Player's Guide to Faerûn
- Genre: Role-playing game
- Publisher: Wizards of the Coast
- Publication date: March 2004
- Media type: Print
- ISBN: 0-7869-3134-5

= Player's Guide to Faerûn =

2004 role-playing game supplement

Player's Guide to Faerûn is a supplement to the 3.5 edition of the Dungeons & Dragons role-playing game.

==Contents==
Player's Guide to Faerûn is a collection of lore and arcana from the Forgotten Realms setting, to allow players to create and equip characters. The book includes races, feats, spells, prestige classes, and magic items for the 3.5 edition update to the setting, and includes material from 1st and 2nd edition.

==Publication history==
Player's Guide to Faerûn was written by Richard Baker, Travis Stout, and James Wyatt, and published in March 2004. Cover art was by Adam Rex, with interior art by Thomas Baxa, Beet, Wayne England, Carl Frank, Randy Gallegos, Rafa Garres, Jeremy Jarvis, Raven Mimura, Scott Okumura, Jim Pavelec, Steve Prescott, Rick Sardinha, and Ben Thompson.

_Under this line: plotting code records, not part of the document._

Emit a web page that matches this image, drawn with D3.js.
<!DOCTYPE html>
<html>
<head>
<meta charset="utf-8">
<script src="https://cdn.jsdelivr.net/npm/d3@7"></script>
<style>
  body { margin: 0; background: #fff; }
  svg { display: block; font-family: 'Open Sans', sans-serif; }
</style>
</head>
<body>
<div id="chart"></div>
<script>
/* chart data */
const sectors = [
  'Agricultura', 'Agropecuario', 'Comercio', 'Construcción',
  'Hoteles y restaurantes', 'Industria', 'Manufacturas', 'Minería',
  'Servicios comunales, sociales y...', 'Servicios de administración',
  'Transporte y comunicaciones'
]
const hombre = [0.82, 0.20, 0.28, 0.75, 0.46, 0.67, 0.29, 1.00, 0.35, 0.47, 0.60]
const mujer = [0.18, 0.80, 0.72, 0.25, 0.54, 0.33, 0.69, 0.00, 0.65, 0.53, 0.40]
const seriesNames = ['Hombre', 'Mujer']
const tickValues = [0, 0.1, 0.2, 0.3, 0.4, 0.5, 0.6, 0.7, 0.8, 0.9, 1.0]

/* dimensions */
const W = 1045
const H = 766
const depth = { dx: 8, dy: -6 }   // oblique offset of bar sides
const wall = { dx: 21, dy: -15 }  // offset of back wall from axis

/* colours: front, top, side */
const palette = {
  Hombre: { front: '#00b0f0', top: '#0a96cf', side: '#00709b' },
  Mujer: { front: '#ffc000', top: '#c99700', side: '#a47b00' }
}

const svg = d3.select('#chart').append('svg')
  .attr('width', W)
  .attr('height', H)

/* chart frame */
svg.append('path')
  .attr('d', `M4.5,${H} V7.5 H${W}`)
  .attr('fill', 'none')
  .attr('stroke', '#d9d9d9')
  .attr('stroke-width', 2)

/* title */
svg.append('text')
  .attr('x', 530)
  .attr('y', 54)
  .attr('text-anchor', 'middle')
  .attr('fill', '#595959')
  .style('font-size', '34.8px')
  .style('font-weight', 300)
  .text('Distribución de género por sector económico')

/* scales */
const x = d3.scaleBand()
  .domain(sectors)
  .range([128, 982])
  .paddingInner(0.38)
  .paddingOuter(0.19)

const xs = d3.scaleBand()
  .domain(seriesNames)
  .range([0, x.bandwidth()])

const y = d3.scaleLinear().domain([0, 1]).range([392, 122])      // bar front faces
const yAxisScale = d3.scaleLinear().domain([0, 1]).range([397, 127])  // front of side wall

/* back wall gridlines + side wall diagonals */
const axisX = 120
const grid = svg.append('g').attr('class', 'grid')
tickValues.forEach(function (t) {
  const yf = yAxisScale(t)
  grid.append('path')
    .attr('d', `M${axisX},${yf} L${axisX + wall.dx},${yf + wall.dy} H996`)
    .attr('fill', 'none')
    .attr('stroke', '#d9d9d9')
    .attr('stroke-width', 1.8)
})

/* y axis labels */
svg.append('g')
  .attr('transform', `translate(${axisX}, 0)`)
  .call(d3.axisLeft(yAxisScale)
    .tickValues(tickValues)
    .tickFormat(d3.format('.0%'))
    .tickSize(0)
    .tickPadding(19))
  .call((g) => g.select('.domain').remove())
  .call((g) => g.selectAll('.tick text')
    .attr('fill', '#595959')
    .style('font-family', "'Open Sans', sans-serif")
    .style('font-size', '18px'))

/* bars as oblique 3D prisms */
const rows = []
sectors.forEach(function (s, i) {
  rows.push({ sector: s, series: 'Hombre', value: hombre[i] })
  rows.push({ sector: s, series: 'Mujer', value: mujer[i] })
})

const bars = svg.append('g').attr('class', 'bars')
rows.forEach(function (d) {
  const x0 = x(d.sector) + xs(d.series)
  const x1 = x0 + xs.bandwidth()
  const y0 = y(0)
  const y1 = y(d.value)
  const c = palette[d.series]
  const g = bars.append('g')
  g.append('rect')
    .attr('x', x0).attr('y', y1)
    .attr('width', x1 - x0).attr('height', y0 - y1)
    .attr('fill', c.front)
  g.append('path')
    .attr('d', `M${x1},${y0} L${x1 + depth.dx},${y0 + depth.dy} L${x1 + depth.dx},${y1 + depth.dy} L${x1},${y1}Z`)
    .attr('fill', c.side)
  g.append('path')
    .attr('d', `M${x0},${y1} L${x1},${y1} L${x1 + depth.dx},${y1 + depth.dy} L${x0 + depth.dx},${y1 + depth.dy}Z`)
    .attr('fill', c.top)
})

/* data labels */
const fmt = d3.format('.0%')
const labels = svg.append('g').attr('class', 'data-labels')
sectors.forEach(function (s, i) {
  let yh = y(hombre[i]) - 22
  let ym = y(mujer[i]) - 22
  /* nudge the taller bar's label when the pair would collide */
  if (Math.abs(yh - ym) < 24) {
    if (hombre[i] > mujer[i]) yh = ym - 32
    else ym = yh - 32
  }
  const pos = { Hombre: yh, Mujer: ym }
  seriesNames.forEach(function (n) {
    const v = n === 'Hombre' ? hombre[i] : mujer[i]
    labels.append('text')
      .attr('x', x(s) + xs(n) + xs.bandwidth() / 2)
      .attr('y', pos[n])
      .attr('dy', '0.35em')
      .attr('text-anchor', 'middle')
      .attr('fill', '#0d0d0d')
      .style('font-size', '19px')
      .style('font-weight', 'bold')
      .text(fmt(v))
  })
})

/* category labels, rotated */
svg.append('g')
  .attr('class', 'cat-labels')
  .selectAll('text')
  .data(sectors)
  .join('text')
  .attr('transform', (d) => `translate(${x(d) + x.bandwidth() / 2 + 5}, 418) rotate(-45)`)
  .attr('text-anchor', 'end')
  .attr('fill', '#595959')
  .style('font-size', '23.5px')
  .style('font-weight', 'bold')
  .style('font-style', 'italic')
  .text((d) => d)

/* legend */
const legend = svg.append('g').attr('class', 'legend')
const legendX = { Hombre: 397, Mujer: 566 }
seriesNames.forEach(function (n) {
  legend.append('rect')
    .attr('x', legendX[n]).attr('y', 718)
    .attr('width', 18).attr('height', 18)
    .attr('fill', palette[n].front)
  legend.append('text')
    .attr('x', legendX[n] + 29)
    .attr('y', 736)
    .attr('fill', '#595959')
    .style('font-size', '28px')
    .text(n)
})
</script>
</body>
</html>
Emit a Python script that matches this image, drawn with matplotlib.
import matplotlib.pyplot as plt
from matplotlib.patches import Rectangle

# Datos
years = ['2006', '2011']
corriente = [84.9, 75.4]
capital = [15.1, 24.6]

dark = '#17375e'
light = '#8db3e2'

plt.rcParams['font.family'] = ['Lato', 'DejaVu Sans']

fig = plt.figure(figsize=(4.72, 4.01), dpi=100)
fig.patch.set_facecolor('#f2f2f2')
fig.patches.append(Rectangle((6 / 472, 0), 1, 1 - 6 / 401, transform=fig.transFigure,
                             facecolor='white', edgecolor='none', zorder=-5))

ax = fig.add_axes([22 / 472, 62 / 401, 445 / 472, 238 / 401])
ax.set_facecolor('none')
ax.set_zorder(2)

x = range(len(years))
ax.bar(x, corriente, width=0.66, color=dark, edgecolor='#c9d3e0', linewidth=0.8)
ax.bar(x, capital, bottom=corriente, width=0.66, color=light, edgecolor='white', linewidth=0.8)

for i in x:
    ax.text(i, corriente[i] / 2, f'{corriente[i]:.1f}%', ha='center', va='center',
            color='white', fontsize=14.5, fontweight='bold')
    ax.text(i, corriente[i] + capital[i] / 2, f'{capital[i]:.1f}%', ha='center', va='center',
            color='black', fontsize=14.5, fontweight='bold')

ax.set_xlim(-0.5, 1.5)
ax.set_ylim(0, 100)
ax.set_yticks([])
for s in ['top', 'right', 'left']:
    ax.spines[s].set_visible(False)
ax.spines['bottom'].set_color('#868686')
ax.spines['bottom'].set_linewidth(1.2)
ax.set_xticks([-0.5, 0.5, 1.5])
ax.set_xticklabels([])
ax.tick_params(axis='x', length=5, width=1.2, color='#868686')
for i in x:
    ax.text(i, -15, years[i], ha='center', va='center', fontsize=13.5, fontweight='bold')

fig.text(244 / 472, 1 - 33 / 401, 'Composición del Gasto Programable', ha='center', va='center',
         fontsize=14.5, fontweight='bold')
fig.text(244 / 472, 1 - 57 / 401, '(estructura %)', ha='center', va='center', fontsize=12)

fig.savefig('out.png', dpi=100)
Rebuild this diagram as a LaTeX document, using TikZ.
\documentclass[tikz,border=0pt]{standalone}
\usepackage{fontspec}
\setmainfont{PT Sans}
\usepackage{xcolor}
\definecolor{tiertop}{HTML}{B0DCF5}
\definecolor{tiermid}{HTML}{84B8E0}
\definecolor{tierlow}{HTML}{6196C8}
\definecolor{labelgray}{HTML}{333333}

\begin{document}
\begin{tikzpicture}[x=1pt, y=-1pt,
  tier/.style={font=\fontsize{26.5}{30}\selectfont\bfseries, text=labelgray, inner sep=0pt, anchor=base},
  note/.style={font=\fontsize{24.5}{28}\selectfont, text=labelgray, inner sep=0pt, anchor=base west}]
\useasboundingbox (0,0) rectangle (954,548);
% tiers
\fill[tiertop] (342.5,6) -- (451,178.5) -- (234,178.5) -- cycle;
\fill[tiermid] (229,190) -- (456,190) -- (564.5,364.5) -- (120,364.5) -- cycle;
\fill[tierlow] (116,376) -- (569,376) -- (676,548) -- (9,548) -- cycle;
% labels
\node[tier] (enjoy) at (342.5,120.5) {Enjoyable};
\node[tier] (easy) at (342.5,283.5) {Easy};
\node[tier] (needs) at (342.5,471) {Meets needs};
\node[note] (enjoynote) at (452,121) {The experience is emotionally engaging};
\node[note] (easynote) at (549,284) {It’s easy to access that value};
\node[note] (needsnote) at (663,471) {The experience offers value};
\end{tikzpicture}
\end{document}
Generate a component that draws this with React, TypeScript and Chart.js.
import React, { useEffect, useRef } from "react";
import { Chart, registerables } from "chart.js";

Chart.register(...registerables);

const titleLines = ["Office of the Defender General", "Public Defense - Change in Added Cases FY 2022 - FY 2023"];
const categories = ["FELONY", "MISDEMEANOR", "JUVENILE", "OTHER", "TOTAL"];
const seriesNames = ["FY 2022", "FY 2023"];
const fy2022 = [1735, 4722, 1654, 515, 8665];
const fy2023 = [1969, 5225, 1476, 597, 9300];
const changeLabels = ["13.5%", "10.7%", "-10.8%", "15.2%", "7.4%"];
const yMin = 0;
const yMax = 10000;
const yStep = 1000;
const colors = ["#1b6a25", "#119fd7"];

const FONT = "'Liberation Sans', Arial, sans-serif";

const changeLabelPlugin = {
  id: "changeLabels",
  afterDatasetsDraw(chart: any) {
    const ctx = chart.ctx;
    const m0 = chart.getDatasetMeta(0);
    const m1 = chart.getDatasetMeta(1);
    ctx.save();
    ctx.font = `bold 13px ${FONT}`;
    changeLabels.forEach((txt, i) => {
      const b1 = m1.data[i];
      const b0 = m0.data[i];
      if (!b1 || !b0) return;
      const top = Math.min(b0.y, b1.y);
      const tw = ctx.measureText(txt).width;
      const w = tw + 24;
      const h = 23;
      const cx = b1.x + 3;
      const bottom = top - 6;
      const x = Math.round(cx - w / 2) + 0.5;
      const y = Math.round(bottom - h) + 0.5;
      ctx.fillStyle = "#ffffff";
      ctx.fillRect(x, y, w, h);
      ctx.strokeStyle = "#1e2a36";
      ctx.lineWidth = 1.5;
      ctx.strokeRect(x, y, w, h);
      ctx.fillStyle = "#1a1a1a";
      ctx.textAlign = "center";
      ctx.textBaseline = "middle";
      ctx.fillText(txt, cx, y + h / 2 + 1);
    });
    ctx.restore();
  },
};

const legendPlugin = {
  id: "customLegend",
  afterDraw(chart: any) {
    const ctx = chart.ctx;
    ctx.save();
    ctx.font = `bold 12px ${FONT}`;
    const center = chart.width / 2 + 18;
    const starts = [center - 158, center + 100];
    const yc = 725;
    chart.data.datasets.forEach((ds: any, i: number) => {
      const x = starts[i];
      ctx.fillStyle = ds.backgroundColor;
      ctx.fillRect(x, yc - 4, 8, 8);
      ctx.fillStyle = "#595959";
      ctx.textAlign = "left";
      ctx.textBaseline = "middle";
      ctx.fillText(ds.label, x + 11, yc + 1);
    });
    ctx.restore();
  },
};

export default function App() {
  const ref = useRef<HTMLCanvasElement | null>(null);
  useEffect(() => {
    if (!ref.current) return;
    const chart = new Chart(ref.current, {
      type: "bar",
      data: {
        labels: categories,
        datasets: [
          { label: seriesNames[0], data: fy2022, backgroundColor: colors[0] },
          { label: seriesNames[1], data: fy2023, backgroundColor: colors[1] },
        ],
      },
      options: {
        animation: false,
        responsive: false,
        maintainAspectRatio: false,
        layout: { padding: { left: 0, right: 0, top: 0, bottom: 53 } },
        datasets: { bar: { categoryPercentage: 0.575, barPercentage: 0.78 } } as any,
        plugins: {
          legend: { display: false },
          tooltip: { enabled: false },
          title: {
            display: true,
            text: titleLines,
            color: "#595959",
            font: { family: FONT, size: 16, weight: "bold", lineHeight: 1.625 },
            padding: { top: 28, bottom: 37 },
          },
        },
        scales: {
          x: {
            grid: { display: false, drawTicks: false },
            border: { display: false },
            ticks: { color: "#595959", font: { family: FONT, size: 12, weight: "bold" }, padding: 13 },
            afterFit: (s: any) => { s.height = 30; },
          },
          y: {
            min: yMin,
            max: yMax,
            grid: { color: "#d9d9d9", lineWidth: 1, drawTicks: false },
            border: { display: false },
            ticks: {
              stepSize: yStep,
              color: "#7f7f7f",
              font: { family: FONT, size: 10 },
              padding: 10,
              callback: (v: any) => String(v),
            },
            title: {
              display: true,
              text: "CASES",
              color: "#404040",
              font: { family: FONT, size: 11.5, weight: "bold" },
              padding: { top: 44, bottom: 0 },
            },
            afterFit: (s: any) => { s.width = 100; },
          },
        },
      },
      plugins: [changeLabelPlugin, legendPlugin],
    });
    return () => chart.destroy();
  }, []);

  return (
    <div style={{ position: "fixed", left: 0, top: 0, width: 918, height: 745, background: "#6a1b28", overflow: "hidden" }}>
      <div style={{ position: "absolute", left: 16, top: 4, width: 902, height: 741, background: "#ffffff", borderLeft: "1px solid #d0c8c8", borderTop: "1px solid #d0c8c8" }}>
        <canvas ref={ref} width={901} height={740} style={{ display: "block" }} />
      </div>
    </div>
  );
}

Rich Baker explained that the older material updated in this book included some materials from the 2nd Edition Forgotten Realms Adventures hardbound, Volo's Guide to All Things Magical, Hellgate Keep, Seven Sisters, and "other sources that hadn't been mined very deeply for Forgotten Realms 3.0".

==Reception==
Viktor Coble listed Player's Guide To Faerûn as #1 on CBR's 2021 "D&D: 10 Best Supplemental Handbooks" list, stating that "It's full of unique classes, builds, items, encounters, and locations that only exist within Faerûn, including stats for popular Forgotten Realms characters found in best-selling novels."